20 Responses to Tsarnaev, prosecution blood lust and the death penalty

  1. Reg Murphy says:

    Latest talk in this case is that Tamerlan Tzarnaev’s widow might be charged. Report in the paper says her lawyer reports she hasn’t been asked to testify or been offered immunity to testify. He thinks the government is leaving the door open to charge her. Would you please write an article about what she could be charged with? Conspiracy? Accessory?

  2. Two sides to a story says:

    So, isn’t sentencing in this case happening now?

    And Jodi Arias was sentenced to life imprisonment. Glad to hear that the bloodllust crowd didn’t win this one. Renews my faith in humanity and almost renews my faith in Arizona … well, almost. I hear their new governor is even crazier than the last one.

  3. FYI, Author of “The Brothers” is on NPR discussing the trial, bombing etc…..very articulate, much focus on Tamerlin…..just listening, so I have not heard whole thing.

  4. Malisha says:

    Two of the main reasons I oppose the death penalty (there are dozens) are:

    1. Death should not be characterized, defined, or used as a punishment. We all die. Some of us die young. Others die by violence. Some, both. This should not be seen as a punishment, especially since a young person facing death often wonders “why me?” and it’s a short trip to, “What did I do to deserve this?” This is a horrible burden to place on someone. The death penalty preserves this kind of emotional response, which is a horrible cruelty.

    2. The State forces someone to become a killer (the executioner). Whereas the “force” may only be incentive in the form of remuneration, it is still a form of force in that a person who does not have money and needs money may do it for that reason. (There are other, even worse, reasons to become an executioner, none of which the State should support.)

  5. Thank you for a powerful ethical statement against the death penalty, on this site and elsewhere!

    There’s been enough wild speculation on various sides of this case, from suggestions that the bombings were a theatrically staged event (just ask the victims!), to the prosecution’s encouragement for the jury to resolve every doubt about penalty-related issues in favor of death.

    For example, while Jahar’s guilt is clear regardless, the prosecution has tried to use a tweet from April 16, 2012, as proof that he had already decided to target the Marathon a year before the actual attack.

    The quote is actually from the Quran, something like: “They will spend their money, they will regret it, and then they will be defeated.”

    Certainly an Islamic cleric, including a supporter of al-Qaida like Anwar al-Awlaki, might quote such a passage: but unless and until we know the full context of this tweet, we can hardly judge whether Jahar’s meaning refers to the marathon, or to any planned attack at all. His web postings are also filled with lots of humor from Jay-Z or other pop culture sources. And there’s also an old Jewish tradition of witty quotes from Scripture, sometimes meant ironically or satirically, including one I recall from the 1st century CE about “throwing one’s money in the street.”
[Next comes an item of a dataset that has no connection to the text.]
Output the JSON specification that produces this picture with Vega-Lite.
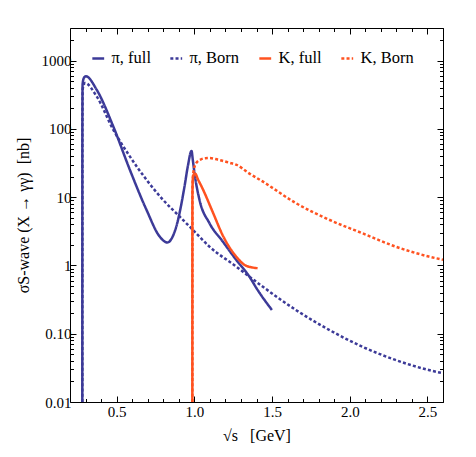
{
  "$schema": "https://vega.github.io/schema/vega-lite/v6.json",
  "autosize": "none",
  "width": 373,
  "height": 374,
  "padding": {"left": 70, "top": 28, "right": 33, "bottom": 55},
  "background": "white",
  "config": {
    "font": "Liberation Serif",
    "view": {"stroke": null},
    "axis": {
      "labelFont": "Liberation Serif", "labelFontSize": 15, "labelColor": "black",
      "titleFont": "Liberation Serif", "titleFontSize": 16, "titleFontWeight": "normal", "titleColor": "black",
      "domainColor": "black", "domainWidth": 1, "tickColor": "black", "tickWidth": 1, "grid": false,
      "labelOverlap": false, "labelFlush": false
    },
    "legend": {"labelFont": "Liberation Serif", "labelFontSize": 16.5, "labelColor": "black"}
  },
  "data": {"values": [
    {"s": 0.2792, "sigma": 0.01, "series": "π, full"},
    {"s": 0.2796, "sigma": 100, "series": "π, full"},
    {"s": 0.2810, "sigma": 450, "series": "π, full"},
    {"s": 0.2900, "sigma": 560, "series": "π, full"},
    {"s": 0.3026, "sigma": 589, "series": "π, full"},
    {"s": 0.371, "sigma": 376, "series": "π, full"},
    {"s": 0.478, "sigma": 109, "series": "π, full"},
    {"s": 0.585, "sigma": 25.2, "series": "π, full"},
    {"s": 0.692, "sigma": 6.53, "series": "π, full"},
    {"s": 0.777, "sigma": 2.65, "series": "π, full"},
    {"s": 0.826, "sigma": 2.17, "series": "π, full"},
    {"s": 0.884, "sigma": 3.72, "series": "π, full"},
    {"s": 0.937, "sigma": 14.4, "series": "π, full"},
    {"s": 0.958, "sigma": 28.2, "series": "π, full"},
    {"s": 0.982, "sigma": 47.5, "series": "π, full"},
    {"s": 0.990, "sigma": 35.3, "series": "π, full"},
    {"s": 1.001, "sigma": 22.5, "series": "π, full"},
    {"s": 1.033, "sigma": 9.16, "series": "π, full"},
    {"s": 1.097, "sigma": 4.17, "series": "π, full"},
    {"s": 1.183, "sigma": 2.24, "series": "π, full"},
    {"s": 1.269, "sigma": 1.21, "series": "π, full"},
    {"s": 1.354, "sigma": 0.687, "series": "π, full"},
    {"s": 1.407, "sigma": 0.438, "series": "π, full"},
    {"s": 1.499, "sigma": 0.223, "series": "π, full"},

    {"s": 0.2792, "sigma": 0.01, "series": "π, Born"},
    {"s": 0.2797, "sigma": 100, "series": "π, Born"},
    {"s": 0.2815, "sigma": 380, "series": "π, Born"},
    {"s": 0.296, "sigma": 471, "series": "π, Born"},
    {"s": 0.371, "sigma": 300, "series": "π, Born"},
    {"s": 0.478, "sigma": 97.3, "series": "π, Born"},
    {"s": 0.585, "sigma": 39.5, "series": "π, Born"},
    {"s": 0.692, "sigma": 18.0, "series": "π, Born"},
    {"s": 0.798, "sigma": 9.16, "series": "π, Born"},
    {"s": 0.905, "sigma": 5.21, "series": "π, Born"},
    {"s": 0.990, "sigma": 3.33, "series": "π, Born"},
    {"s": 1.097, "sigma": 1.89, "series": "π, Born"},
    {"s": 1.269, "sigma": 0.964, "series": "π, Born"},
    {"s": 1.439, "sigma": 0.491, "series": "π, Born"},
    {"s": 1.653, "sigma": 0.223, "series": "π, Born"},
    {"s": 1.867, "sigma": 0.114, "series": "π, Born"},
    {"s": 2.080, "sigma": 0.0647, "series": "π, Born"},
    {"s": 2.294, "sigma": 0.0413, "series": "π, Born"},
    {"s": 2.508, "sigma": 0.0294, "series": "π, Born"},
    {"s": 2.600, "sigma": 0.0264, "series": "π, Born"},

    {"s": 0.9872, "sigma": 0.01, "series": "K, full"},
    {"s": 0.9876, "sigma": 10, "series": "K, full"},
    {"s": 0.990, "sigma": 18, "series": "K, full"},
    {"s": 0.996, "sigma": 21.5, "series": "K, full"},
    {"s": 1.006, "sigma": 22, "series": "K, full"},
    {"s": 1.022, "sigma": 18.5, "series": "K, full"},
    {"s": 1.054, "sigma": 13.2, "series": "K, full"},
    {"s": 1.119, "sigma": 6.0, "series": "K, full"},
    {"s": 1.183, "sigma": 2.75, "series": "K, full"},
    {"s": 1.269, "sigma": 1.35, "series": "K, full"},
    {"s": 1.333, "sigma": 0.99, "series": "K, full"},
    {"s": 1.407, "sigma": 0.912, "series": "K, full"},

    {"s": 0.9872, "sigma": 0.01, "series": "K, Born"},
    {"s": 0.9877, "sigma": 12, "series": "K, Born"},
    {"s": 0.991, "sigma": 20, "series": "K, Born"},
    {"s": 0.998, "sigma": 26, "series": "K, Born"},
    {"s": 1.012, "sigma": 31.5, "series": "K, Born"},
    {"s": 1.04, "sigma": 35.5, "series": "K, Born"},
    {"s": 1.07, "sigma": 37.2, "series": "K, Born"},
    {"s": 1.097, "sigma": 37.4, "series": "K, Born"},
    {"s": 1.15, "sigma": 35.5, "series": "K, Born"},
    {"s": 1.226, "sigma": 31.9, "series": "K, Born"},
    {"s": 1.269, "sigma": 29.9, "series": "K, Born"},
    {"s": 1.35, "sigma": 22.5, "series": "K, Born"},
    {"s": 1.439, "sigma": 17.0, "series": "K, Born"},
    {"s": 1.653, "sigma": 8.19, "series": "K, Born"},
    {"s": 1.867, "sigma": 4.67, "series": "K, Born"},
    {"s": 2.080, "sigma": 2.97, "series": "K, Born"},
    {"s": 2.294, "sigma": 1.89, "series": "K, Born"},
    {"s": 2.508, "sigma": 1.35, "series": "K, Born"},
    {"s": 2.600, "sigma": 1.21, "series": "K, Born"}
  ]},
  "resolve": {"axis": {"x": "independent", "y": "independent"}},
  "layer": [
    {
      "mark": {"type": "line", "strokeWidth": 2.5, "clip": true, "interpolate": "monotone"},
      "encoding": {
        "x": {"field": "s", "type": "quantitative",
          "scale": {"domain": [0.2, 2.6], "nice": false, "zero": false},
          "axis": {
            "title": "√s\u00a0\u00a0\u00a0[GeV]",
            "values": [0.3,0.4,0.5,0.6,0.7,0.8,0.9,1.0,1.1,1.2,1.3,1.4,1.5,1.6,1.7,1.8,1.9,2.0,2.1,2.2,2.3,2.4,2.5,2.6],
            "labelExpr": "abs(datum.value*2 - round(datum.value*2)) < 1e-6 ? format(datum.value, '.1f') : ''",
            "tickSize": {"condition": {"test": "abs(datum.value*2 - round(datum.value*2)) < 1e-6", "value": -6}, "value": -3.5},
            "labelPadding": 8,
            "titlePadding": 6
          }},
        "y": {"field": "sigma", "type": "quantitative",
          "scale": {"type": "log", "domain": [0.01, 3000], "nice": false},
          "axis": {
            "title": "σS‑wave (X → γγ)\u00a0\u00a0[nb]",
            "values": [0.01,0.02,0.03,0.04,0.05,0.06,0.07,0.08,0.09,0.1,0.2,0.3,0.4,0.5,0.6,0.7,0.8,0.9,1,2,3,4,5,6,7,8,9,10,20,30,40,50,60,70,80,90,100,200,300,400,500,600,700,800,900,1000,2000,3000],
            "labelExpr": "datum.value==0.01?'0.01':datum.value==0.1?'0.10':datum.value==1?'1':datum.value==10?'10':datum.value==100?'100':datum.value==1000?'1000':''",
            "tickSize": {"condition": {"test": "indexof([0.01,0.1,1,10,100,1000], datum.value) >= 0", "value": -6}, "value": -3.5},
            "labelPadding": 5,
            "titlePadding": 10
          }},
        "color": {"field": "series", "type": "nominal",
          "scale": {"domain": ["π, full", "π, Born", "K, full", "K, Born"], "range": ["#3c3a98", "#3c3a98", "#ff5220", "#ff5220"]},
          "legend": {"title": null, "orient": "none", "legendX": 20, "legendY": 22, "direction": "horizontal",
            "symbolType": "stroke", "symbolStrokeWidth": 2.5, "symbolSize": 140, "columnPadding": 14, "labelOffset": 5}},
        "strokeDash": {"field": "series", "type": "nominal",
          "scale": {"domain": ["π, full", "π, Born", "K, full", "K, Born"], "range": [[1,0],[3,2.2],[1,0],[3,2.2]]},
          "legend": {"title": null, "orient": "none", "legendX": 20, "legendY": 22, "direction": "horizontal",
            "symbolType": "stroke", "symbolStrokeWidth": 2.5, "symbolSize": 140, "columnPadding": 14, "labelOffset": 5}}
      }
    },
    {
      "mark": {"type": "line", "opacity": 0},
      "encoding": {
        "x": {"field": "s", "type": "quantitative",
          "axis": {"orient": "top", "title": null, "labels": false,
            "values": [0.3,0.4,0.5,0.6,0.7,0.8,0.9,1.0,1.1,1.2,1.3,1.4,1.5,1.6,1.7,1.8,1.9,2.0,2.1,2.2,2.3,2.4,2.5,2.6],
            "tickSize": {"condition": {"test": "abs(datum.value*2 - round(datum.value*2)) < 1e-6", "value": -6}, "value": -3.5}}},
        "y": {"field": "sigma", "type": "quantitative",
          "axis": {"orient": "right", "title": null, "labels": false,
            "values": [0.01,0.02,0.03,0.04,0.05,0.06,0.07,0.08,0.09,0.1,0.2,0.3,0.4,0.5,0.6,0.7,0.8,0.9,1,2,3,4,5,6,7,8,9,10,20,30,40,50,60,70,80,90,100,200,300,400,500,600,700,800,900,1000,2000,3000],
            "tickSize": {"condition": {"test": "indexof([0.01,0.1,1,10,100,1000], datum.value) >= 0", "value": -6}, "value": -3.5}}},
        "detail": {"field": "series"}
      }
    }
  ]
}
    Of course, the bombings were highly preplanned and premeditated — that goes without saying. And they involve, of course, one of the classic aggravating factors in various capital statutes: “The defendant knowingly created a great risk of death to many people.”

    But when it comes to judging the extent of Jahar’s planning and leadership role, I would say that the old common law maxim In favorem vitae, “In favor of life,” mean that we should really not give weight to aggravation not proven beyond a reasonable doubt. Reading tweets as tealeaves seems to me a gruesomely frivolous approach to the value of human life.

    The eagerness of the prosecution to rely on speculative theories of aggravation going beyond any evidence needed to prove guilt — a kind of argumentative overkill that contrasts with the defense’s very limited guilt-phase scope for looking at relative culpability — reinforces further the conclusion you draw in a truly courageous statement from an experienced advocate for the defense.

    • Thanks. I believe criminal defense lawyers truly are liberty’s last champion. By vigorously defending our clients honorably with dignity and grace, we force the police, prosecution and the court to respect a defendant’s constitutional rights. Corruption sets in when we fail to do our job.

      I’m sorry to say that one of the major reasons why the criminal justice system is so corrupt and broken is criminal defense lawyers have not been doing their jobs.

      I always took my responsibilities seriously and still do, even though I no longer practice law.

      I do believe that Dzhokhar Tsarnaev’s defense team is doing its thankless job very well. Their effort is heroic.

      • Malisha says:

        I’m sure this trial has been horrifying to the defense lawyers as well as to the spectators, jurors, court personnel, etc. etc. etc. It almost seems like the prosecutors are indulging in rage-fueled cruelty to “a large number of people.”

        I have grown up with several horrifying images indelibly burned into my memory because of techniques that were supposed to teach people (even children) how wrong bad things were. My particular horrifying images came from the Holocaust reporting going on in the late 40s and for some reason people did not understand that a graphic picture of terroristic violence can itself cause a form of PTSD. Sometimes I still (60 years later and none of it was my personal experience!) see these images in nightmares. And I never had to listen to any of the victims actually speak about their personal experiences! I think people who survive this trial will need a lot of help to get over it, if ever they can.

  6. nancybenefiel says:

    The death penalty is wrong, always.No government should have the right to take away a human beings life, no matter what that human being has done.It cheapens the entire society. There is always a margin of error

  7. bettykath says:

    I read your article at firedoglake. The prosecution certainly wants the death penalty. I wouldn’t be surprised if some of the jurors end up with a form of PTSD after seeing all that was shown. It had to be traumatic.

  8. Two sides to a story says:

    I’m appalled at so many examples of how our justice system works around the country. This case is truly a slam-dunk life sentence case, so why should prosecutors go over the top with drama? It’s enough to have victims testify. Hopefully the jury has the decency and the balls to not seek the death penalty.

    I’m getting extremely disillusioned with life in the good ole USA and feel our government needs to be cleaned out from top to bottom.

    • Me too.

      BTW, it’s been fun to watch the Republicans thoroughly humiliate themselves with their ridiculous freedom of religion bills to discriminate against LGBT people.

      • bettykath says:

        What I found so surprising in the latest law is that it included, not just individuals or family owned businesses, but all corporations, as well.

        • gblock says:

          Did the Hobby Lobby case (which allowed the employers to exclude certain forms of birth control from the company-provided insurance policy) open the door for this?

          • The idea of using the freedom of religion clause to create a ‘right’ to discriminate against others is an ALEC idea. I think ALEC was the source of the legal argument that the SCOTUS relied on in the Hobby Lobby case.

  9. Thank you for your post and comments. I also ponder where there is any sense of humanity. The bombing crime was horrendous and evil, no doubt. That does not make the defendant an animal. One more human tragedy is ongoing in that court room; no winners. Nothing will bring back any of the victims or restore the wounded. Most calls for justice include an element of mercy. The state’s case was a given; no contest. I truly feel sorry for the juror experience at this point. I hope the call for vengeance, or apparent desire, does not prevail.